The US battery manufacturer A123 Systems Inc. has developed lithium-ion cells that it says could eliminate the need for costly cooling systems in electric cars.
The Nanophosphate EXT cell chemistry is said to be more stable than previous versions of lithium-ion systems. If the battery does what A123 Systems claims, it could affect the electric car market, because cooling systems add significant cost to electric vehicle battery packs.
"With this chemistry, it's possible to reduce or completely eliminate the cooling system, depending on the vehicle," Andy Chu, vice president of marketing and communications for A123 Systems, told us. "In a hybrid with a high-power battery, you might only reduce the size of the thermal management system. But with an electric vehicle, which doesn't generate as much heat, it's possible to eliminate the thermal management altogether."
A123 Systems says its Nanophosphate EXT chemistry could be employed in large prismatic cells, like those used in electric cars, and in smaller cylindrical batteries.
(Source: A123 Systems)
Chu said the Nanophosphate EXT also offers the opportunity for automakers to boost a vehicle's battery life by a factor of two or even three. "Either you get the life benefits or you reduce the size of the thermal management system."
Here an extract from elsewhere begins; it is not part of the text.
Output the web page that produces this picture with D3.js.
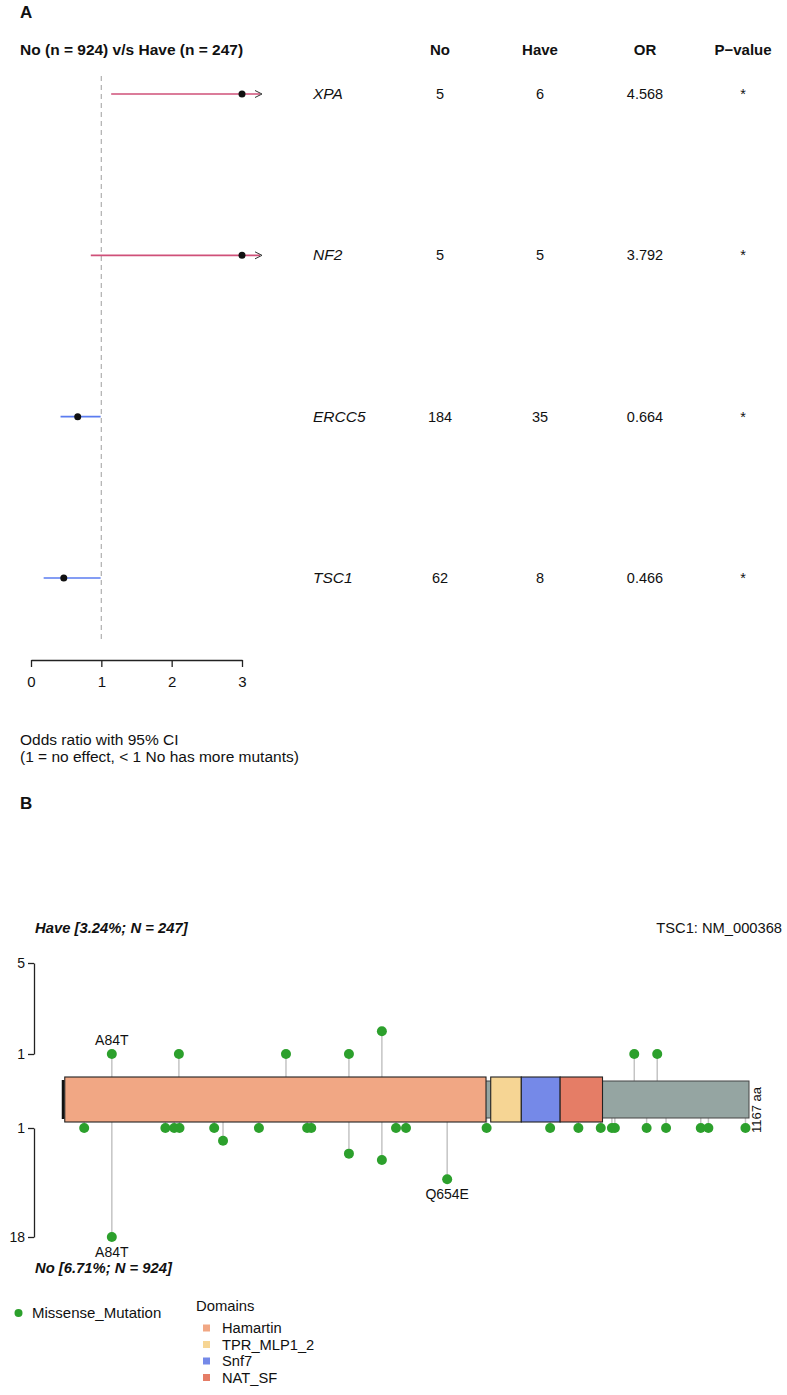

A123 says the new battery cell offers those advantages because its chemistry is more stable than the company's earlier version, known simply as Nanophosphate. In addition to the improved chemistry, A123's engineers used new components -- electrode and separator materials -- to bring about the change. The chemistry will be applicable to large-style prismatic cells, such as those used in electric cars and hybrids, as well as smaller cylindrical cells. The batteries are expected to reach the market in 2013.